__WHAT IS ASKED__.
Copy exactly the lines from the one containing "Generate a Python" through the one containing "edgecolor=gray, linewidth=1.3))", both included, and nothing else.

__DATA TO PROCESS__.

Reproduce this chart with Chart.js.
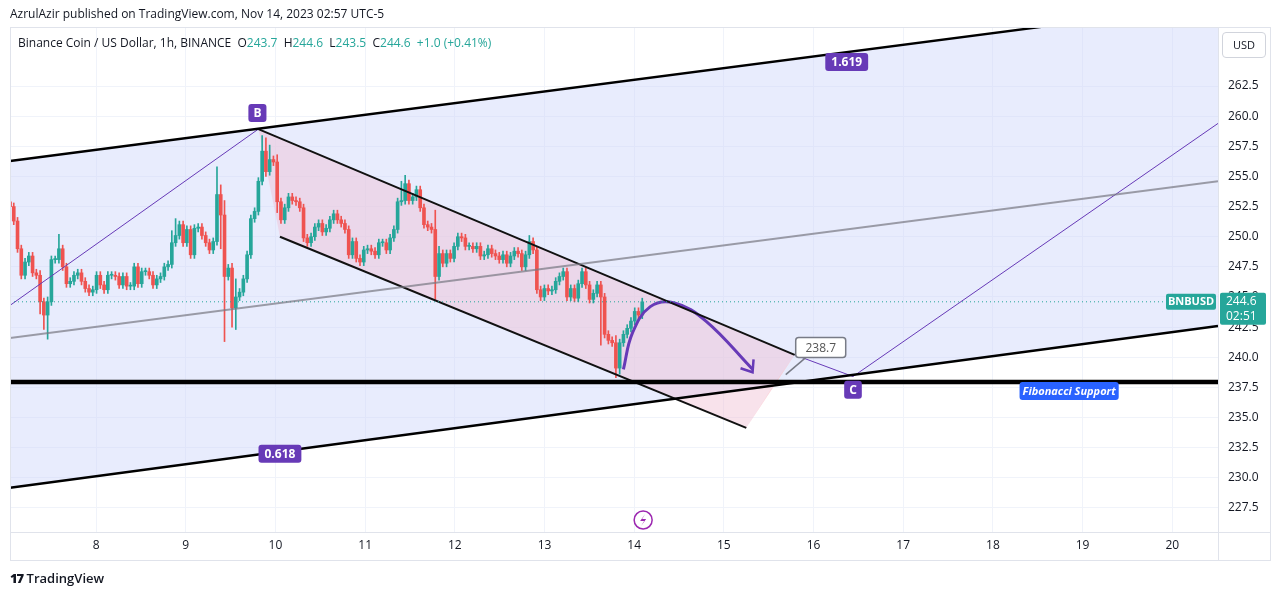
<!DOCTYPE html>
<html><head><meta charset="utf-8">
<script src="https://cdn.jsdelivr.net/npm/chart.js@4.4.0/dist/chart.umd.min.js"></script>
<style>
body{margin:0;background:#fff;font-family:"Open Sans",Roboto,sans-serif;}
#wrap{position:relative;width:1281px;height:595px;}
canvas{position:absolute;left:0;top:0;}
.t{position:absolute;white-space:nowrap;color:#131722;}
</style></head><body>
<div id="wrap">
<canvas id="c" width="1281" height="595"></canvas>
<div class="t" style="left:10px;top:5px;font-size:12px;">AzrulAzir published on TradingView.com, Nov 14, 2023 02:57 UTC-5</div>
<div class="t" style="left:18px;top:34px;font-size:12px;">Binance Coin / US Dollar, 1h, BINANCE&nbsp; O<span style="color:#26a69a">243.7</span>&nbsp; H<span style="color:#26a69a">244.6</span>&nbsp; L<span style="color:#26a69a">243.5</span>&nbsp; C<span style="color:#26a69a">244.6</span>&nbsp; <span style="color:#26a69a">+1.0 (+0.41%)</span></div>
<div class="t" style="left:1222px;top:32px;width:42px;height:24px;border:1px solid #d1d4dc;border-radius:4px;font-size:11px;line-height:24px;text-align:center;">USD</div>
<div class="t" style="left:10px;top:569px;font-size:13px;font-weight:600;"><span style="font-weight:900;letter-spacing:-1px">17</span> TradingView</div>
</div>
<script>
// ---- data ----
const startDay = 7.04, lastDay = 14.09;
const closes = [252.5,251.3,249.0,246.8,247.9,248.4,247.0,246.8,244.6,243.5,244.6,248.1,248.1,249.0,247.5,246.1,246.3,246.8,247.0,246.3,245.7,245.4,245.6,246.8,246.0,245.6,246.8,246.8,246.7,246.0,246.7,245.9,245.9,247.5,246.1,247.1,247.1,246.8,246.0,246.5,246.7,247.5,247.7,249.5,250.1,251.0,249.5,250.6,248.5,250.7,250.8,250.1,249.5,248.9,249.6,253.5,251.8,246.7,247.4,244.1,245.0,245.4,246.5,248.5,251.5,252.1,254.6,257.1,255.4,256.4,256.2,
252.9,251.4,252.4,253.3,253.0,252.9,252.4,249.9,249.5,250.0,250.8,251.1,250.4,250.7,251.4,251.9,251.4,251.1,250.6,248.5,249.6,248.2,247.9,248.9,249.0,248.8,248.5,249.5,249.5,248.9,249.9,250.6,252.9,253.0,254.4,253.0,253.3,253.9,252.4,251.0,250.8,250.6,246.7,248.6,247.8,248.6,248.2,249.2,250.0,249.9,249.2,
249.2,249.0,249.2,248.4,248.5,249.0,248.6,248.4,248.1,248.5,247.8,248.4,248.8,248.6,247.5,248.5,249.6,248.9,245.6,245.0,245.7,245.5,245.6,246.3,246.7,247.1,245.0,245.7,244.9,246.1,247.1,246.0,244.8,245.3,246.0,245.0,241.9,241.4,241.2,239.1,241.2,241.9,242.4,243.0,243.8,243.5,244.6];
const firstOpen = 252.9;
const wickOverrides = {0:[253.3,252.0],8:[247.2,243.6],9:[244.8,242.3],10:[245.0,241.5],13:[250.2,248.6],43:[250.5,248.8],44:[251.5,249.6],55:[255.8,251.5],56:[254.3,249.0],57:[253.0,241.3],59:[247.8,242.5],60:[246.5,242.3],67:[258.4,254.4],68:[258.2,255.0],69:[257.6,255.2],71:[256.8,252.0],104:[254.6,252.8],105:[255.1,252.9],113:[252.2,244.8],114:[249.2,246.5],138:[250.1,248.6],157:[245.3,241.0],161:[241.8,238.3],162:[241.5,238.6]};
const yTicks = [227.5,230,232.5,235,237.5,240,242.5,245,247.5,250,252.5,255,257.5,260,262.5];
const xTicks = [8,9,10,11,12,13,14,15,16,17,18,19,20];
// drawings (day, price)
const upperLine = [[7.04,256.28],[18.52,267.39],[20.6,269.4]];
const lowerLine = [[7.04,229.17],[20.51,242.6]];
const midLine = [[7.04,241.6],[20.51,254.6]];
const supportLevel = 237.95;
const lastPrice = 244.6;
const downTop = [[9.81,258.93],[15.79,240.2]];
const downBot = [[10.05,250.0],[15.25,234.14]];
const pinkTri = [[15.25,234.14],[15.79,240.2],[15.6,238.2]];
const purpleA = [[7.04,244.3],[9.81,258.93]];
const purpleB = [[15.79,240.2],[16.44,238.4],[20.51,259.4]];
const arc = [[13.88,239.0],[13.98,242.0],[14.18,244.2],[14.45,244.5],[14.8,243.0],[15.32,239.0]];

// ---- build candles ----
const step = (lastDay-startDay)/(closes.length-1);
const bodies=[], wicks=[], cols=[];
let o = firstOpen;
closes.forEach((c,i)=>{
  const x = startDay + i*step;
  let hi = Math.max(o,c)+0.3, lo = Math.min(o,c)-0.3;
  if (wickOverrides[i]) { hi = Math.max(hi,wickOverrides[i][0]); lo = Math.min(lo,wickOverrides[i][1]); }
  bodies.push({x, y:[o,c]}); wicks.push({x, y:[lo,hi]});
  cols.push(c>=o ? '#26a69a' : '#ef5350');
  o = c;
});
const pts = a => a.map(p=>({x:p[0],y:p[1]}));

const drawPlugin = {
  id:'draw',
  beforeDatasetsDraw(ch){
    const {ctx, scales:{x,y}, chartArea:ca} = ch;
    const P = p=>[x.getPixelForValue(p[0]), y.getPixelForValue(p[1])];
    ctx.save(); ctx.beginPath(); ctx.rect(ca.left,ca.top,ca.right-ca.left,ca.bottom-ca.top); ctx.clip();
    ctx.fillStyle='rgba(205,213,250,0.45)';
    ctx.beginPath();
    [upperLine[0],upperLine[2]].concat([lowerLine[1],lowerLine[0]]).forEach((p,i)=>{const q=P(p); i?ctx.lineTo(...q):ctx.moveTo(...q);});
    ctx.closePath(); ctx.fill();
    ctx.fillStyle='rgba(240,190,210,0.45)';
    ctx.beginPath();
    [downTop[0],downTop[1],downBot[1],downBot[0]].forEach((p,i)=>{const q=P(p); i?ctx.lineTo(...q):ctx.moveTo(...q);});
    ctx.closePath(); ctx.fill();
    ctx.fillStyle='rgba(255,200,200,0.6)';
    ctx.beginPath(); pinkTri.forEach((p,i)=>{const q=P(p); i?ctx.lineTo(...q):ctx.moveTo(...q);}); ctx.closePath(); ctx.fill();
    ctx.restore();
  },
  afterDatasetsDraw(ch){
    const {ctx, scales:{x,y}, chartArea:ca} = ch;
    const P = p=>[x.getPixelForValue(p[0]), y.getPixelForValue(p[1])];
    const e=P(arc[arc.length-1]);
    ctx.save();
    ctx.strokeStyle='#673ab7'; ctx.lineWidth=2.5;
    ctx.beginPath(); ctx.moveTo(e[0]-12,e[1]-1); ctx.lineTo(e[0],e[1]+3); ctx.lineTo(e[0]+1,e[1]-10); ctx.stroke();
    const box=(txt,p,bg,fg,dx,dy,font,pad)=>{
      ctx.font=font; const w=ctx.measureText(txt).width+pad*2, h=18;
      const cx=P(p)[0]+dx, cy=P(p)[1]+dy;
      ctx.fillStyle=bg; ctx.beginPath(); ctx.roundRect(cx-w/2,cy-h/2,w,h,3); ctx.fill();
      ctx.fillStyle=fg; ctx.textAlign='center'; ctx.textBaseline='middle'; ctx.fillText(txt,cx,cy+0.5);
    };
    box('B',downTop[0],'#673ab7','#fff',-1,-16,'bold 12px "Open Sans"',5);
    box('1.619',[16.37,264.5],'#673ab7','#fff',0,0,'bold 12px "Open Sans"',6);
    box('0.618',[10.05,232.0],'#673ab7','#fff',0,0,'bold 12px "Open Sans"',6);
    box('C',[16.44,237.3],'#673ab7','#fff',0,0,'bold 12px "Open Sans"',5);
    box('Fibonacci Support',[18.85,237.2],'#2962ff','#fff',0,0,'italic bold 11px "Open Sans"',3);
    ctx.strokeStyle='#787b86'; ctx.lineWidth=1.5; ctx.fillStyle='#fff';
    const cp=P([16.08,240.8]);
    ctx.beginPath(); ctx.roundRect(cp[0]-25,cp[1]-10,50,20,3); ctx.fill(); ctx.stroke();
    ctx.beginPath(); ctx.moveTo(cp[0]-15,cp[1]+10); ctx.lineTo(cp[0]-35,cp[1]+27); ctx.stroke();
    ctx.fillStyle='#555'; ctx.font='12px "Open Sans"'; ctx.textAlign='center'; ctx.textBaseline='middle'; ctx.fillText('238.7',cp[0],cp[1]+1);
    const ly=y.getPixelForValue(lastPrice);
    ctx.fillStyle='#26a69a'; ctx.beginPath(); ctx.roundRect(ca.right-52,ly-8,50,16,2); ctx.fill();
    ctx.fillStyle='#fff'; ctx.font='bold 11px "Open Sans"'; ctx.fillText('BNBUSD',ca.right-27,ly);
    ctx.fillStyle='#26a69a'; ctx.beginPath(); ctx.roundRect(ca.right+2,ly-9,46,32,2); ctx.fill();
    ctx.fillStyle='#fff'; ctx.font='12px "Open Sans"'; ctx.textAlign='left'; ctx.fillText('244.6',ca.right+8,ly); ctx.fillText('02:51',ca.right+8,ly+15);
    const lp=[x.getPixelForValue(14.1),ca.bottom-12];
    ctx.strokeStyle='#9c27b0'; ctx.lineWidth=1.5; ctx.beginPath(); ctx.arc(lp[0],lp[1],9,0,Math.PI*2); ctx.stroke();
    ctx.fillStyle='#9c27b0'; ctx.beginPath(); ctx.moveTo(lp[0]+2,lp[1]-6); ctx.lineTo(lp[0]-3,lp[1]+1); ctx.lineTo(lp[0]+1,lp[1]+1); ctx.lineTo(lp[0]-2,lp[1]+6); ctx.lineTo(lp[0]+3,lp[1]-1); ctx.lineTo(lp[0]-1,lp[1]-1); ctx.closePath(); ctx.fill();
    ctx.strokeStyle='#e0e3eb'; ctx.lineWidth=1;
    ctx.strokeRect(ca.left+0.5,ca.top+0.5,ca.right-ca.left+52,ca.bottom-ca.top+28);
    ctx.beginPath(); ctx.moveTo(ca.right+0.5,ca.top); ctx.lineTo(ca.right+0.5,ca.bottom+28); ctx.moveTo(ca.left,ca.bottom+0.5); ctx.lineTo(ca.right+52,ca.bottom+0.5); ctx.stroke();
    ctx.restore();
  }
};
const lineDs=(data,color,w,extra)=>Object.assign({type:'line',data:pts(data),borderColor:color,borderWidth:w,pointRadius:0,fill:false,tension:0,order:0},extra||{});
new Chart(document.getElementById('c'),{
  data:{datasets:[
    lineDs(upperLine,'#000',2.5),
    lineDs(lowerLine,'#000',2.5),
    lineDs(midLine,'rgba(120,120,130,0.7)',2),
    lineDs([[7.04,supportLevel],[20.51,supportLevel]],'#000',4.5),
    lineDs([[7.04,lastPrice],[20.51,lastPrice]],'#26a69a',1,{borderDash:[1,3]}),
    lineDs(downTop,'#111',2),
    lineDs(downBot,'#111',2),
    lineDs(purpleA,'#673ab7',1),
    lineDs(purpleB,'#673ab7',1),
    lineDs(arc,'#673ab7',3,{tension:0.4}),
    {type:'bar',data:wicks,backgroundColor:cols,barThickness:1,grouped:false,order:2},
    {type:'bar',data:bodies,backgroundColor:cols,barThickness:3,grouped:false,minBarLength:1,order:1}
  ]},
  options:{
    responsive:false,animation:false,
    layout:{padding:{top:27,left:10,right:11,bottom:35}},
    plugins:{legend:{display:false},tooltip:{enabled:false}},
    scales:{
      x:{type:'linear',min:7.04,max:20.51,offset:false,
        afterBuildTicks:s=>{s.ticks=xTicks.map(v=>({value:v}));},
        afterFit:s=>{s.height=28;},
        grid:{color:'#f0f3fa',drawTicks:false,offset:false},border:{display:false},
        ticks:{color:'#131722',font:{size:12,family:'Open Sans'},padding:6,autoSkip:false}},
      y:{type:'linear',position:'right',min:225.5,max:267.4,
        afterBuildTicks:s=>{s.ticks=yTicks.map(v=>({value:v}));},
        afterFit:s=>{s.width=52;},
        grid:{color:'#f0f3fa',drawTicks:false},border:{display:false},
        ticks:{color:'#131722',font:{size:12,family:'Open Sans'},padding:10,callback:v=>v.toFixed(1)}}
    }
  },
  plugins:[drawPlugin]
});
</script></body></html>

==

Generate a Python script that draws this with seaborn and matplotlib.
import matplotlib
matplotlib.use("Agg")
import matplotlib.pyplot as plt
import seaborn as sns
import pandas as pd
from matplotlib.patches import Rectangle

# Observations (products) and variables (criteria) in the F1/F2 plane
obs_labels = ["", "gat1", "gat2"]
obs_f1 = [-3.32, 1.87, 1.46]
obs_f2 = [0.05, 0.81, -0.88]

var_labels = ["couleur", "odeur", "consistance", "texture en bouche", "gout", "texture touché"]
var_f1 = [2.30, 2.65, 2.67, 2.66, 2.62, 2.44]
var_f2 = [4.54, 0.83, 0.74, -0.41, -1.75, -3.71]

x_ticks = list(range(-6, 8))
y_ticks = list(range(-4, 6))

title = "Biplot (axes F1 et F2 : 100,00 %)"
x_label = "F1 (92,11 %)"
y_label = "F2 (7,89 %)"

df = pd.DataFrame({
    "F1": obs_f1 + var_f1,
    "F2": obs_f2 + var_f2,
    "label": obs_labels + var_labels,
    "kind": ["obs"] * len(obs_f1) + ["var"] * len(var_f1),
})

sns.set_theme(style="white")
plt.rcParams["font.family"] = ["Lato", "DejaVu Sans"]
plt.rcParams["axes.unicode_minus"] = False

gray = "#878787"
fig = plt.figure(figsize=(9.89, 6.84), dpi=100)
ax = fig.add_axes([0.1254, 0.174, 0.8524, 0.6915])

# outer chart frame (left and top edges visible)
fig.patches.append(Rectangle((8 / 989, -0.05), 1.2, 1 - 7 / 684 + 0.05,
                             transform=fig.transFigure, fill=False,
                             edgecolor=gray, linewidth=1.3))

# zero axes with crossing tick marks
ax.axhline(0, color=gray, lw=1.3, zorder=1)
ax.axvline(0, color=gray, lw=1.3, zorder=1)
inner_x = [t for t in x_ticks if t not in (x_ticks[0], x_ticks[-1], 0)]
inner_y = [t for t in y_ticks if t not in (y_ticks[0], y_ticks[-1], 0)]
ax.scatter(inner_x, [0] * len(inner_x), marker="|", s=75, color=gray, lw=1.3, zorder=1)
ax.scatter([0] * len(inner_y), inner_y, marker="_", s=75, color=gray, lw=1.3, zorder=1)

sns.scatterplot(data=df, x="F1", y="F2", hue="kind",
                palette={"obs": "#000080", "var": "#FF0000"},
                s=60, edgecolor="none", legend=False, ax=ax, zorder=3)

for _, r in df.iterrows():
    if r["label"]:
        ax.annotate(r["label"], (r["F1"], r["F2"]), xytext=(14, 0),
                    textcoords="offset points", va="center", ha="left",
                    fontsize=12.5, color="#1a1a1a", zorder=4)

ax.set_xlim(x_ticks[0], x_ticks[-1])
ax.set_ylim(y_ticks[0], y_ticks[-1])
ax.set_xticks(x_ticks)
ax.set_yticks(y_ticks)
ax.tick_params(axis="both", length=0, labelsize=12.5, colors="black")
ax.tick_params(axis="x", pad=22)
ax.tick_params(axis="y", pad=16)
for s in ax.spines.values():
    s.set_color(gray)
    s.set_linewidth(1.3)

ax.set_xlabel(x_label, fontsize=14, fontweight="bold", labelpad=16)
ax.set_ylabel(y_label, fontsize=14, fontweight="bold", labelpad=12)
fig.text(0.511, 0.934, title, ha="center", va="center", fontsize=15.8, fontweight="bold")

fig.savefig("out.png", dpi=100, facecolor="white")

__WRITTEN ANSWER__.
Generate a Python script that draws this with seaborn and matplotlib.
import matplotlib
matplotlib.use("Agg")
import matplotlib.pyplot as plt
import seaborn as sns
import pandas as pd
from matplotlib.patches import Rectangle

# Observations (products) and variables (criteria) in the F1/F2 plane
obs_labels = ["", "gat1", "gat2"]
obs_f1 = [-3.32, 1.87, 1.46]
obs_f2 = [0.05, 0.81, -0.88]

var_labels = ["couleur", "odeur", "consistance", "texture en bouche", "gout", "texture touché"]
var_f1 = [2.30, 2.65, 2.67, 2.66, 2.62, 2.44]
var_f2 = [4.54, 0.83, 0.74, -0.41, -1.75, -3.71]

x_ticks = list(range(-6, 8))
y_ticks = list(range(-4, 6))

title = "Biplot (axes F1 et F2 : 100,00 %)"
x_label = "F1 (92,11 %)"
y_label = "F2 (7,89 %)"

df = pd.DataFrame({
    "F1": obs_f1 + var_f1,
    "F2": obs_f2 + var_f2,
    "label": obs_labels + var_labels,
    "kind": ["obs"] * len(obs_f1) + ["var"] * len(var_f1),
})

sns.set_theme(style="white")
plt.rcParams["font.family"] = ["Lato", "DejaVu Sans"]
plt.rcParams["axes.unicode_minus"] = False

gray = "#878787"
fig = plt.figure(figsize=(9.89, 6.84), dpi=100)
ax = fig.add_axes([0.1254, 0.174, 0.8524, 0.6915])

# outer chart frame (left and top edges visible)
fig.patches.append(Rectangle((8 / 989, -0.05), 1.2, 1 - 7 / 684 + 0.05,
                             transform=fig.transFigure, fill=False,
                             edgecolor=gray, linewidth=1.3))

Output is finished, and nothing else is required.